Passenger preferences reinforced this shift. Travelers increasingly valued nonstop flights between secondary cities, even at the expense of frequency or aircraft size. The point-to-point model gained momentum, eroding the hub-centric logic that had underpinned the A380’s business case. In this new environment, very large aircraft became harder to justify.

The A380’s Enduring Legacy
Judged purely by sales, the A380 fell short of Airbus’s original expectations. Yet measuring its impact solely through orders misses the broader picture. The aircraft demonstrated what was technically achievable at the outer limits of commercial aviation. It pushed suppliers, regulators, and airports to adapt to a new scale, leaving lasting infrastructure and design legacies.

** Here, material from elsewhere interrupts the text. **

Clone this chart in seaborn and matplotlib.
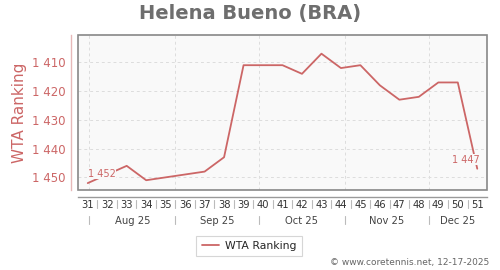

Culturally, the A380 reshaped how passengers thought about flying. For a generation of travelers, it represented the pinnacle of comfort and spectacle, an aircraft that made the journey itself memorable. Few airplanes have inspired such affection or visibility in the age of social media and global travel.
The A380 was built for a future that seemed logical at the time and partially arrived before diverging. Its story is therefore not one of failure, but of ambition meeting a moving target. Airbus set out to challenge a monopoly, redefine an experience, and prove its mastery at the highest level of aerospace engineering. In all three respects, the A380 succeeded, even as the market chose a different path.